Idolised by hordes of clamouring fans – who sometimes come to blows as the two compete – and sponsored by rival snack food corporations that insist on playing up an artificial enmity between them, Krisp and Cantina struggle at first against their forbidden love, then yield to it with the voracious appetites of a modern-day Romeo and Juliet. The use of food consumption as a visual metaphor for sex (surely we all recall how effective that trope proved in Tom Jones?) allows the script to achieve maximum audience titillation without transgressing 12A guidelines.
Chris O’Carroll

Silent but violent
Pleasure beyond measure: four coprophiliacs indulge in a mindless spree of brutal sex and assassination, while eating and drinking as much as they can and trying out as many illicit substances as they can lay their hands on. In this wacky teen comedy, which makes Ai No Corrida look like a church picnic, the tension mounts as it becomes clear that they will turn on each other and that only one can survive. Starring the award-winning Richard Attenborough, Lauren Bacall, Olivia de Havilland and Herbert Lom, and using the latest in prosthetic technology, the film is fashionably filmed in silent mode, with subtitles in Volapük, and through a de luxe smear filter, so that most of the action is only dimly visible. The soundtrack is also deliberately and amusingly misleading. Its blend of action and nostalgia and its revolutionary art-house techniques make the film perfect for a 12A classification.
Bill Greenwell

A trifling matter
The setting: Britain in the 22nd century, where 99.5 per cent of people are obese and the other 0.5 per cent own 99 per cent of the wealth and pursue a lavish lifestyle. The games are designed to amuse this 0.5 per cent.
The film begins when a trifle-eating contestant, Rory (played by Julian Fellowes), glimpses through a window one of the kitchen staff employed to prepare trifles. Kathy (played by Ann Widdecombe), in a crisply starched apron, captivates Rory, although relationships between kitchen staff and contestants are forbidden.
Yet Rory sees Kathy as someone he could bounce ideas off, or even himself. The film deals with his unsuccessful struggle to resist temptation, Kathy’s growing ardour, their betrayal and ultimate separation.

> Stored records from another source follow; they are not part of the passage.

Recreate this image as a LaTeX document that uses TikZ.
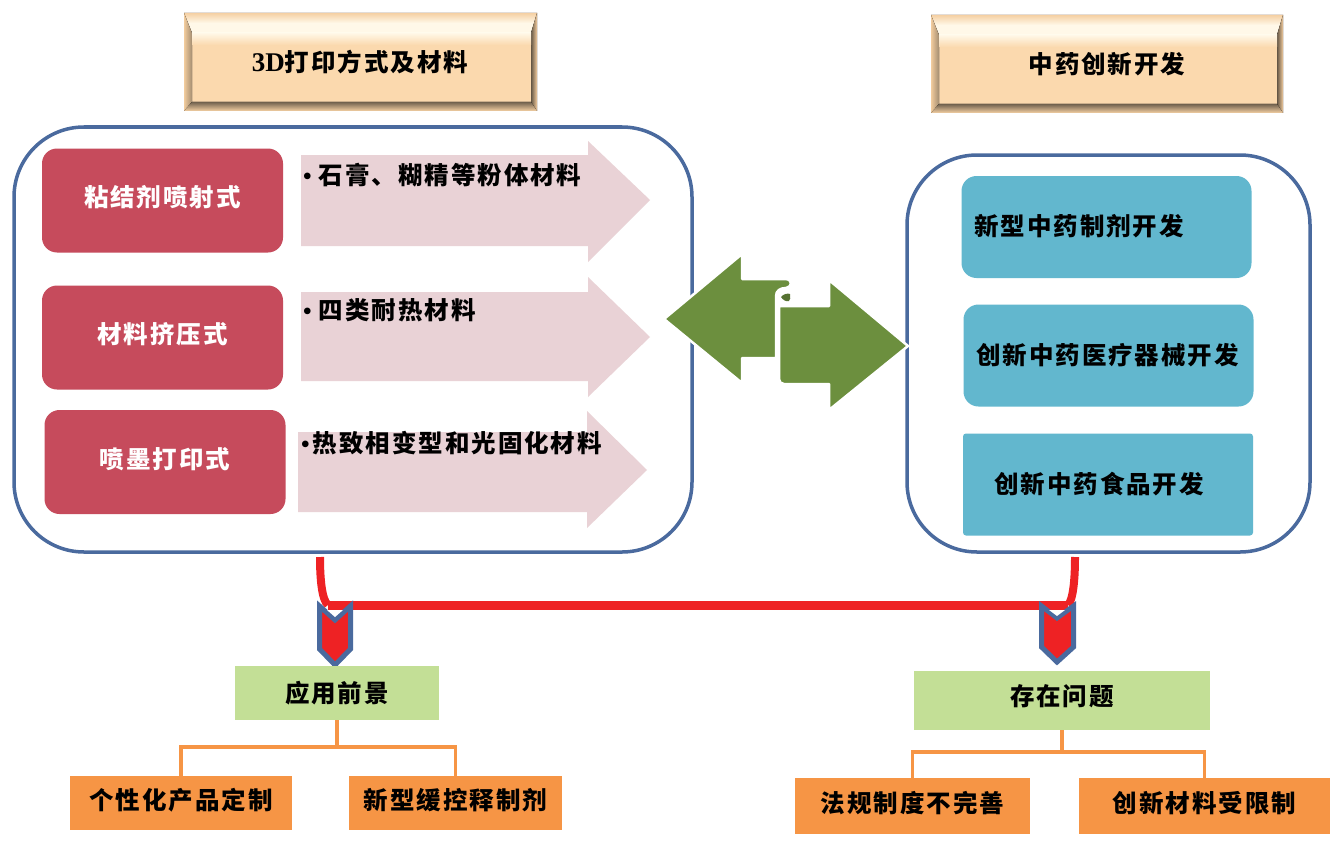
\documentclass[tikz,border=0pt]{standalone}
\usepackage{fontspec}
\setmainfont{Liberation Serif}
\newfontfamily\cjk[LetterSpace=8]{Noto Sans CJK SC}
\usepackage{tikz}
\definecolor{panelblue}{HTML}{4A6A9E}
\definecolor{roserd}{HTML}{C64B5C}
\definecolor{pinkarrow}{HTML}{E9D2D6}
\definecolor{leafgreen}{HTML}{6C8F3E}
\definecolor{tealbox}{HTML}{62B7CE}
\definecolor{limebox}{HTML}{C3DF96}
\definecolor{orangebox}{HTML}{F69545}
\definecolor{wheat}{HTML}{FBD9AE}
\definecolor{cream}{HTML}{FFF8E8}
\definecolor{linkred}{HTML}{EE2224}
\tikzset{
  txt/.style={font=\fontsize{24.5}{27}\selectfont\bfseries\cjk, text=black, inner sep=0pt},
  panel/.style={draw=panelblue, line width=3.5pt, fill=white, rounded corners=70pt},
  redbox/.style={fill=roserd, rounded corners=15pt, minimum width=241pt, minimum height=104pt, inner sep=0pt, txt, text=white, text depth=9pt},
  tealrect/.style={fill=tealbox, rounded corners=15pt, minimum width=290pt, minimum height=102pt, inner sep=0pt},
  limerect/.style={fill=limebox, inner sep=0pt, txt},
  orangerect/.style={fill=orangebox, inner sep=0pt, txt, text depth=8pt},
  redlink/.style={draw=linkred, line width=8pt},
  forkline/.style={draw=orangebox, line width=3.5pt},
  chevron/.style={draw=panelblue, line width=5pt, fill=linkred, miter limit=10},
  pinkshape/.style={fill=pinkarrow},
  leafshape/.style={fill=leafgreen, draw=white, line width=2.5pt, line join=round},
}
\newcommand{\bevelbox}[4]{%
  \fill[wheat] (#1,#2) rectangle (#3,#4);
  \fill[top color=wheat!90!brown, bottom color=cream, middle color=cream] (#1,#2) -- (#3,#2) -- (#3-6,#2+20) -- (#1+8,#2+20) -- cycle;
  \fill[left color=wheat!85!brown, right color=black!35!wheat] (#1,#2) -- (#1+8,#2+20) -- (#1+8,#4-9) -- (#1,#4) -- cycle;
  \fill[left color=black!60!wheat, right color=wheat!85!brown] (#3-6,#2+20) -- (#3,#2) -- (#3,#4) -- (#3-6,#4-9) -- cycle;
  \fill[top color=black!55!wheat, bottom color=wheat!90!brown] (#1,#4) -- (#1+8,#4-9) -- (#3-6,#4-9) -- (#3,#4) -- cycle;
  \fill[top color=cream, bottom color=wheat] (#1+8,#2+20) rectangle (#3-6,#2+32);
}

\begin{document}
\begin{tikzpicture}[x=1pt, y=-1pt]
\useasboundingbox (0,0) rectangle (1340,848);

% Title plates
\bevelbox{184}{13}{537}{111}
\bevelbox{931}{15}{1283}{113}
\node[txt] (printTitle) at (360,62) {{\rmfamily\fontsize{27}{27}\selectfont 3D}打印方式及材料};
\node[txt] (tcmTitle) at (1107,64) {中药创新开发};

% Panels
\draw[panel] (14,127) rectangle (692,552);
\draw[panel] (907,155) rectangle (1310,552);

% Printing methods
\node[redbox] (binder) at (162.5,200.5) {粘结剂喷射式};
\node[redbox] (extrude) at (162.5,337.5) {材料挤压式};
\node[redbox] (inkjet) at (165,462) {喷墨打印式};

% Material arrows
\fill[pinkshape] (301,155) -- (588,155) -- (588,141) -- (650,200) -- (588,262) -- (588,246) -- (301,246) -- cycle;
\fill[pinkshape] (301,292) -- (588,292) -- (588,277) -- (650,337) -- (588,397) -- (588,381) -- (301,381) -- cycle;
\fill[pinkshape] (298,432) -- (587,432) -- (587,411) -- (647,470) -- (587,528) -- (587,512) -- (298,512) -- cycle;
\node[txt, anchor=west] (binderText) at (303,175) {{\rmfamily •}\hspace{7pt}石膏、糊精等粉体材料};
\node[txt, anchor=west] (extrudeText) at (303,310) {{\rmfamily •}\hspace{7pt}四类耐热材料};
\node[txt, anchor=west] (inkjetText) at (301,443) {{\rmfamily •}\hspace{3pt}热致相变型和光固化材料};

% Double puzzle arrow
\draw[leafshape] (664,319) -- (742,254) -- (742,279) -- (786,279) .. controls (793,280) and (792,287) .. (786,288) .. controls (780,288) and (776,291) .. (776,296) -- (776,358) -- (742,358) -- (742,383) -- cycle;
\draw[leafshape] (779,306) -- (829,306) -- (829,280) -- (908,346) -- (829,410) -- (829,384) -- (784,384) .. controls (781,384) and (779,382) .. (779,379) -- cycle;
\fill[leafgreen!80!black] (781,297) .. controls (783,294) and (788,293) .. (790,294) .. controls (791,297) and (790,300) .. (789,301) .. controls (786,302) and (783,300) .. (781,297) -- cycle;

% Development directions
\node[tealrect] (dosage) at (1106.5,227) {};
\node[tealrect] (device) at (1108.5,355.5) {};
\node[tealrect, rounded corners=3pt] (food) at (1108,484.5) {};
\node[txt, anchor=west] (dosageText) at (974,226) {新型中药制剂开发};
\node[txt, anchor=west] (deviceText) at (976,355) {创新中药医疗器械开发};
\node[txt, anchor=west] (foodText) at (994,484) {创新中药食品开发};

% Red links
\coordinate (linkLeft) at (320,557);
\coordinate (bendLeft) at (328,605);
\coordinate (linkRight) at (1075,557);
\coordinate (bendRight) at (1068,605);
\draw[redlink] (linkLeft) .. controls (320,580) and (322,600) .. (bendLeft);
\draw[redlink] (linkRight) .. controls (1075,580) and (1073,600) .. (bendRight);
\draw[redlink, line width=9pt] (bendLeft) -- (bendRight);

% Chevrons
\draw[chevron] (319.5,606) -- (335,620) -- (350.5,606) -- (350.5,649) -- (335,665) -- (319.5,649) -- cycle;
\draw[chevron] (1041.5,606) -- (1057,618) -- (1073.5,606) -- (1073.5,647) -- (1057,662) -- (1041.5,647) -- cycle;
\fill[white] (327,610) -- (343,610) -- (335,617) -- cycle;
\fill[white] (1049,610) -- (1065,610) -- (1057,616) -- cycle;

% Outcome boxes
\node[limerect, minimum width=204pt, minimum height=54pt] (prospect) at (337,693) {应用前景};
\node[limerect, minimum width=296pt, minimum height=59pt, text depth=10pt] (problem) at (1062,700.5) {存在问题};
\node[orangerect, minimum width=222pt, minimum height=54pt] (custom) at (181,803) {个性化产品定制};
\node[orangerect, minimum width=213pt, minimum height=54pt] (release) at (455.5,803) {新型缓控释制剂};
\node[orangerect, minimum width=235pt, minimum height=56pt] (rules) at (912.5,806) {法规制度不完善};
\node[orangerect, minimum width=251pt, minimum height=56pt] (limits) at (1204.5,806) {创新材料受限制};

% Orange forks
\coordinate (forkLeft) at (337,747);
\coordinate (forkRight) at (1062,752);
\draw[forkline] (prospect.south) -- (forkLeft);
\draw[forkline] (custom.north) |- (forkLeft);
\draw[forkline] (release.north) |- (forkLeft);
\draw[forkline] (problem.south) -- (forkRight);
\draw[forkline] (rules.north) |- (forkRight);
\draw[forkline] (limits.north) |- (forkRight);
\end{tikzpicture}
\end{document}
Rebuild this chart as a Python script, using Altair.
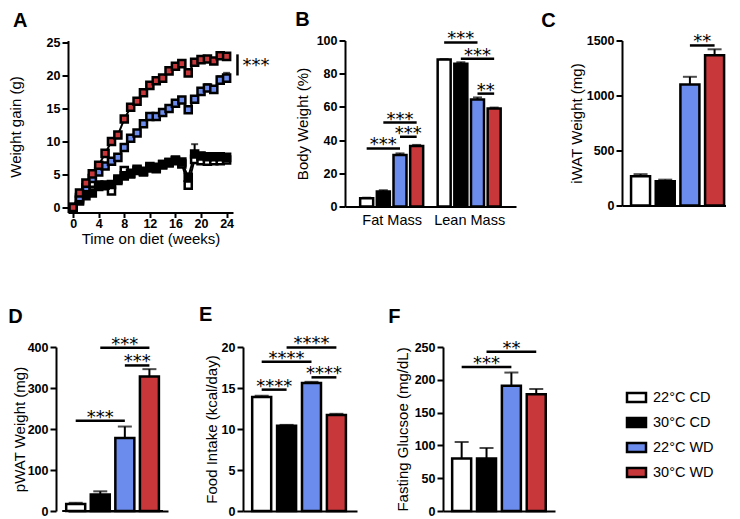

The frank depictions of the abuse of trifles justifies the 12A classification.
M E Ault

Fat of the land
The Satiation Games takes place in a thinly disguised America called Phattland. Obesity affects 98 per cent of the population and the government has started a contest in which two participants are force-fed enormous quantities of hamburgers and ice cream until one of them explodes. The survivor receives a free trip to the country’s only remaining health farm.
Over the course of The Satiation Games, the two principal characters fall in love but their huge bulk prevents them from getting sufficiently close to each other to consummate their passion. Elsewhere in the script, however, there’s plenty of explicit, perverted sex, appalling violence and foul language. Despite this, the censors intend to rate the film 12A, in the hope that it will encourage children to eat less.
Johnny Depp is currently rumoured to be trying to eat his way into the male role but the female role is expected to be computer-generated. The DVD version will be in widescreen only.
Brian Allgar

Roger Slater 05-10-2012 08:06 AM

Well done, Chris! You keep winning, but never seem to be satiated. And Bill and Brian, you also do us proud!

Jayne Osborn 05-10-2012 08:41 AM

Congratulations, Chris, Bill and Brian; I thought this was a tough comp, so extra Well Done to all of you!

Jayne

Adrian Fry 05-10-2012 12:10 PM

Well done to the winners of this one. I know a little about 'The Hunger Games' but couldn't muster an entry. Nice to be reminded of that Tom Jones scene, too.